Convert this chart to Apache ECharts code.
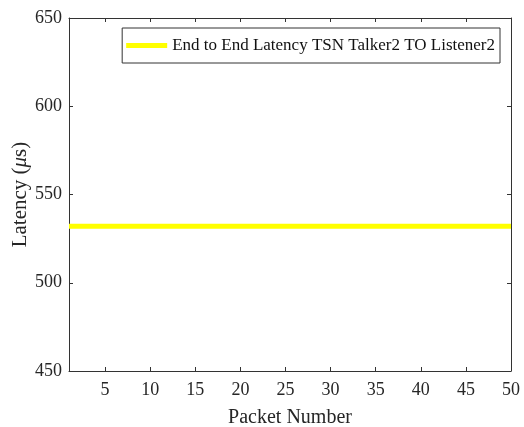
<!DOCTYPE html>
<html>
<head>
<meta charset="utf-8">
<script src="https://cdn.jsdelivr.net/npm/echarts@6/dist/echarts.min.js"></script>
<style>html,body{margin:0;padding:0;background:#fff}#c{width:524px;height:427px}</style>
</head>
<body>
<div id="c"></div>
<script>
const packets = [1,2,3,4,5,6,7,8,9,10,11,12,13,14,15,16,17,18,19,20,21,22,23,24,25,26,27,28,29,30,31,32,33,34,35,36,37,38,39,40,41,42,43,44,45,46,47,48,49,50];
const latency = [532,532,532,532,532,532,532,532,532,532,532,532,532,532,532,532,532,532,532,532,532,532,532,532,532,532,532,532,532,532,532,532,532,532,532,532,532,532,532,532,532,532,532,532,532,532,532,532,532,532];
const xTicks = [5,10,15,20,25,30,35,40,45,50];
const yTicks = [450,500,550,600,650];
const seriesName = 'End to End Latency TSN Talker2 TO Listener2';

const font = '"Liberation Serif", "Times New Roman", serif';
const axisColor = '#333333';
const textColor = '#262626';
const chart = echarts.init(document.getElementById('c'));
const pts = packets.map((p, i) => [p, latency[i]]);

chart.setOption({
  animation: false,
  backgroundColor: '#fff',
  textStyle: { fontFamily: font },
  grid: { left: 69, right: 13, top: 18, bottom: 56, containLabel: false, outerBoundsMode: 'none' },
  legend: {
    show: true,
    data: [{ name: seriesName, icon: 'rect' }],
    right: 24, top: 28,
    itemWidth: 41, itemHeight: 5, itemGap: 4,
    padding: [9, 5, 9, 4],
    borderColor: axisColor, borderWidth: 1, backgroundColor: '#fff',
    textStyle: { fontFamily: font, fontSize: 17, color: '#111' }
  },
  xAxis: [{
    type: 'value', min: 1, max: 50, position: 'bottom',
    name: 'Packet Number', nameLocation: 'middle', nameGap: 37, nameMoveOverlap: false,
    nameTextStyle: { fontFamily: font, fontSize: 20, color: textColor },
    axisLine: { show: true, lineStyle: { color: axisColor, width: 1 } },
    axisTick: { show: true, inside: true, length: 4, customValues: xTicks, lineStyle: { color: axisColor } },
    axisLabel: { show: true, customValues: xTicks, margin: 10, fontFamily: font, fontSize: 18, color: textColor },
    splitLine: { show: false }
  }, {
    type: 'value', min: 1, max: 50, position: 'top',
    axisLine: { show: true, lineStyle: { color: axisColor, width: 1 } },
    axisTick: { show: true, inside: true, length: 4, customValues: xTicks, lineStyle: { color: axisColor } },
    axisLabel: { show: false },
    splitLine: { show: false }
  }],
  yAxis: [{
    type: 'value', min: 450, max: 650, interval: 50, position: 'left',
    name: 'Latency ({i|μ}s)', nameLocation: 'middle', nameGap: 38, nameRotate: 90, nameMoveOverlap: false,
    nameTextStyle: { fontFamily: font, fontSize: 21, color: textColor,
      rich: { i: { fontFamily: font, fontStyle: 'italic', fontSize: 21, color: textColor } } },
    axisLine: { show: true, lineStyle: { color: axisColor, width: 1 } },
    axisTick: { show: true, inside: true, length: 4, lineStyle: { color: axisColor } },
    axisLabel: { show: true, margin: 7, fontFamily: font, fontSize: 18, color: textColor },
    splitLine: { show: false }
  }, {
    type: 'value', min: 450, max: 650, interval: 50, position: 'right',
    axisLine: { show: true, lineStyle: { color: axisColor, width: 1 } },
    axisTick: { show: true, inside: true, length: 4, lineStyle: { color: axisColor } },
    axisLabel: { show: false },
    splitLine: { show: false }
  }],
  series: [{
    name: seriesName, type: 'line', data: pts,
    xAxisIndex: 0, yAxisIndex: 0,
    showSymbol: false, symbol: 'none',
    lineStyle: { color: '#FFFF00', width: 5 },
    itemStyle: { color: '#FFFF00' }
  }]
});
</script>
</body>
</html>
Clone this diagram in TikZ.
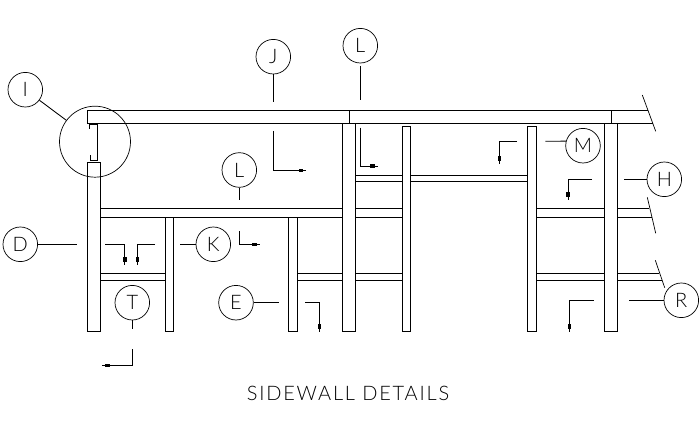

◆ **THE EXERCISE**
Restate every record exactly, please; do not copy the pictures.

◆ **SOLUTION**
Convert this chart to Apache ECharts code.
<!DOCTYPE html>
<html>
<head>
<meta charset="utf-8">
<script src="https://cdn.jsdelivr.net/npm/echarts@6/dist/echarts.min.js"></script>
<style>html,body{margin:0;padding:0;background:#fff}#c{width:524px;height:427px}</style>
</head>
<body>
<div id="c"></div>
<script>
const packets = [1,2,3,4,5,6,7,8,9,10,11,12,13,14,15,16,17,18,19,20,21,22,23,24,25,26,27,28,29,30,31,32,33,34,35,36,37,38,39,40,41,42,43,44,45,46,47,48,49,50];
const latency = [532,532,532,532,532,532,532,532,532,532,532,532,532,532,532,532,532,532,532,532,532,532,532,532,532,532,532,532,532,532,532,532,532,532,532,532,532,532,532,532,532,532,532,532,532,532,532,532,532,532];
const xTicks = [5,10,15,20,25,30,35,40,45,50];
const yTicks = [450,500,550,600,650];
const seriesName = 'End to End Latency TSN Talker2 TO Listener2';

const font = '"Liberation Serif", "Times New Roman", serif';
const axisColor = '#333333';
const textColor = '#262626';
const chart = echarts.init(document.getElementById('c'));
const pts = packets.map((p, i) => [p, latency[i]]);

chart.setOption({
  animation: false,
  backgroundColor: '#fff',
  textStyle: { fontFamily: font },
  grid: { left: 69, right: 13, top: 18, bottom: 56, containLabel: false, outerBoundsMode: 'none' },
  legend: {
    show: true,
    data: [{ name: seriesName, icon: 'rect' }],
    right: 24, top: 28,
    itemWidth: 41, itemHeight: 5, itemGap: 4,
    padding: [9, 5, 9, 4],
    borderColor: axisColor, borderWidth: 1, backgroundColor: '#fff',
    textStyle: { fontFamily: font, fontSize: 17, color: '#111' }
  },
  xAxis: [{
    type: 'value', min: 1, max: 50, position: 'bottom',
    name: 'Packet Number', nameLocation: 'middle', nameGap: 37, nameMoveOverlap: false,
    nameTextStyle: { fontFamily: font, fontSize: 20, color: textColor },
    axisLine: { show: true, lineStyle: { color: axisColor, width: 1 } },
    axisTick: { show: true, inside: true, length: 4, customValues: xTicks, lineStyle: { color: axisColor } },
    axisLabel: { show: true, customValues: xTicks, margin: 10, fontFamily: font, fontSize: 18, color: textColor },
    splitLine: { show: false }
  }, {
    type: 'value', min: 1, max: 50, position: 'top',
    axisLine: { show: true, lineStyle: { color: axisColor, width: 1 } },
    axisTick: { show: true, inside: true, length: 4, customValues: xTicks, lineStyle: { color: axisColor } },
    axisLabel: { show: false },
    splitLine: { show: false }
  }],
  yAxis: [{
    type: 'value', min: 450, max: 650, interval: 50, position: 'left',
    name: 'Latency ({i|μ}s)', nameLocation: 'middle', nameGap: 38, nameRotate: 90, nameMoveOverlap: false,
    nameTextStyle: { fontFamily: font, fontSize: 21, color: textColor,
      rich: { i: { fontFamily: font, fontStyle: 'italic', fontSize: 21, color: textColor } } },
    axisLine: { show: true, lineStyle: { color: axisColor, width: 1 } },
    axisTick: { show: true, inside: true, length: 4, lineStyle: { color: axisColor } },
    axisLabel: { show: true, margin: 7, fontFamily: font, fontSize: 18, color: textColor },
    splitLine: { show: false }
  }, {
    type: 'value', min: 450, max: 650, interval: 50, position: 'right',
    axisLine: { show: true, lineStyle: { color: axisColor, width: 1 } },
    axisTick: { show: true, inside: true, length: 4, lineStyle: { color: axisColor } },
    axisLabel: { show: false },
    splitLine: { show: false }
  }],
  series: [{
    name: seriesName, type: 'line', data: pts,
    xAxisIndex: 0, yAxisIndex: 0,
    showSymbol: false, symbol: 'none',
    lineStyle: { color: '#FFFF00', width: 5 },
    itemStyle: { color: '#FFFF00' }
  }]
});
</script>
</body>
</html>
Clone this diagram in TikZ.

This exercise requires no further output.